## Recorded information
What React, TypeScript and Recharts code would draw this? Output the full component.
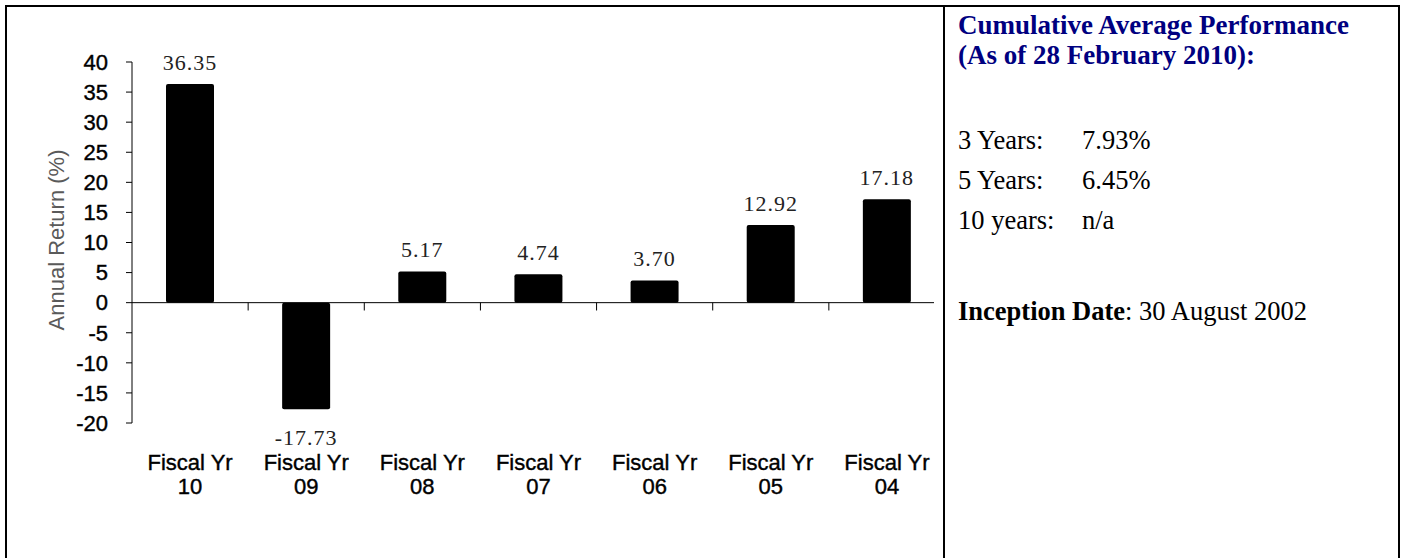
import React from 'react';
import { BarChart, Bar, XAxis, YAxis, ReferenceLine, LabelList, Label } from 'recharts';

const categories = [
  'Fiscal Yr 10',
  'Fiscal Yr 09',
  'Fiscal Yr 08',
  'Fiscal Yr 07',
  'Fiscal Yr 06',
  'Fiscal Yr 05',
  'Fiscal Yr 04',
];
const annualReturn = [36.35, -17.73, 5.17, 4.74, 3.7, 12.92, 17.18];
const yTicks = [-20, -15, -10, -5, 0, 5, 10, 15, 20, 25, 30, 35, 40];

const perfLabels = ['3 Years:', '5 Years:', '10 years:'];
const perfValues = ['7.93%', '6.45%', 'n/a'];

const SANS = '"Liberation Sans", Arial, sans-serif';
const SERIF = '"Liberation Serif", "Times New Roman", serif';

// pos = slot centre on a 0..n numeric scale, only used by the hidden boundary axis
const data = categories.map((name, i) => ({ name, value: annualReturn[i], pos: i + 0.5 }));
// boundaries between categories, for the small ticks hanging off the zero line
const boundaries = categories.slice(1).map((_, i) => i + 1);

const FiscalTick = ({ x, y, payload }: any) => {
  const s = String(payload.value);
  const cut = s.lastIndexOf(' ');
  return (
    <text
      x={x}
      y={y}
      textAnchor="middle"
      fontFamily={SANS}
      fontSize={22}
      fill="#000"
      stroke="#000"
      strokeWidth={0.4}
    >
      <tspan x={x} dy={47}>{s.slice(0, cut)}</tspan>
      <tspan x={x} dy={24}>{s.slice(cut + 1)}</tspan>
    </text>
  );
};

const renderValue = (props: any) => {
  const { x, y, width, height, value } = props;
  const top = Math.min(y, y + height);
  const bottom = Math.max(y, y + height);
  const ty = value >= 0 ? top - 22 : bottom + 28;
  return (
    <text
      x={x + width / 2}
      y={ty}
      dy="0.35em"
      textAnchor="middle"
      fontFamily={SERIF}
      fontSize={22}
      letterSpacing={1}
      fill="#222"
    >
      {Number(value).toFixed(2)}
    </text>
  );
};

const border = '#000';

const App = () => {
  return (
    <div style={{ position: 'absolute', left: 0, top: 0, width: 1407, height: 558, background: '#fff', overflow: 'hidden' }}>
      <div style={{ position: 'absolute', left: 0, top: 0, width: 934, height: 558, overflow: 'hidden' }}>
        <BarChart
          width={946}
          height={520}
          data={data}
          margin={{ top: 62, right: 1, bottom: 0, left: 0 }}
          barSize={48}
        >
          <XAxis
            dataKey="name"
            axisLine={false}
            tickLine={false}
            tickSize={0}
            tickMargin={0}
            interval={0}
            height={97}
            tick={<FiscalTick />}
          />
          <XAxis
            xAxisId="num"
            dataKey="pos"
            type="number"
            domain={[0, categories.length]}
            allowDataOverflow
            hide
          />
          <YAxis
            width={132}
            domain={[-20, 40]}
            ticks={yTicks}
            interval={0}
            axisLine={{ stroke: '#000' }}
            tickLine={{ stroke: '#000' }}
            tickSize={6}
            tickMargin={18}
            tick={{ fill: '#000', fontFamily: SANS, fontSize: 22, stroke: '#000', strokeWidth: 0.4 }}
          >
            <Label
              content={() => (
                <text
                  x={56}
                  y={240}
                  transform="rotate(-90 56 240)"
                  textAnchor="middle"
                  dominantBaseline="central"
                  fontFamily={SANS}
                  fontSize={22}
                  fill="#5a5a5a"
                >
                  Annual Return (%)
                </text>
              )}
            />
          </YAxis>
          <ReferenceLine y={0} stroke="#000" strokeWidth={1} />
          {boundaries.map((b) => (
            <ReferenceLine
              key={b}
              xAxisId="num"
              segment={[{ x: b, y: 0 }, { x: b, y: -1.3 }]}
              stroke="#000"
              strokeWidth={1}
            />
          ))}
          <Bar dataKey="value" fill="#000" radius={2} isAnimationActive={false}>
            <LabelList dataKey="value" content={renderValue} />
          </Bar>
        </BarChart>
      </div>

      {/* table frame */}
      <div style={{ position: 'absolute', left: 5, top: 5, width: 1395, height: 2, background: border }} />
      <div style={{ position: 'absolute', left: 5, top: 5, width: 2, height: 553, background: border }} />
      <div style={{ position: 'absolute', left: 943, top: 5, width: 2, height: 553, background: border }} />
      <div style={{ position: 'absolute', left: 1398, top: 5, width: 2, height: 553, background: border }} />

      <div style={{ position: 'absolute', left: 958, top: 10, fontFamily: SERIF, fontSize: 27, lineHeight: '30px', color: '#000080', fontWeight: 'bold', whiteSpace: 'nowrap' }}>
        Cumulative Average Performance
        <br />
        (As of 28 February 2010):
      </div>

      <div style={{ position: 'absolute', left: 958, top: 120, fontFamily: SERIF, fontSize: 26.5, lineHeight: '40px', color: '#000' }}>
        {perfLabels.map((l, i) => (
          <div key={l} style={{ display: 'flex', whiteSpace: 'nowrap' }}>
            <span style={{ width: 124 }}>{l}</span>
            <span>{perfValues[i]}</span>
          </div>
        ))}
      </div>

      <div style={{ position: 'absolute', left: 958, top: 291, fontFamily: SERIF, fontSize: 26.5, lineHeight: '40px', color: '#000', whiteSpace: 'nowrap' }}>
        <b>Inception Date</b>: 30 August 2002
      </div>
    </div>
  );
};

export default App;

## Problem statement
Count the lines that hold the string "React" and state that number alone.

## Solution for this exercise
2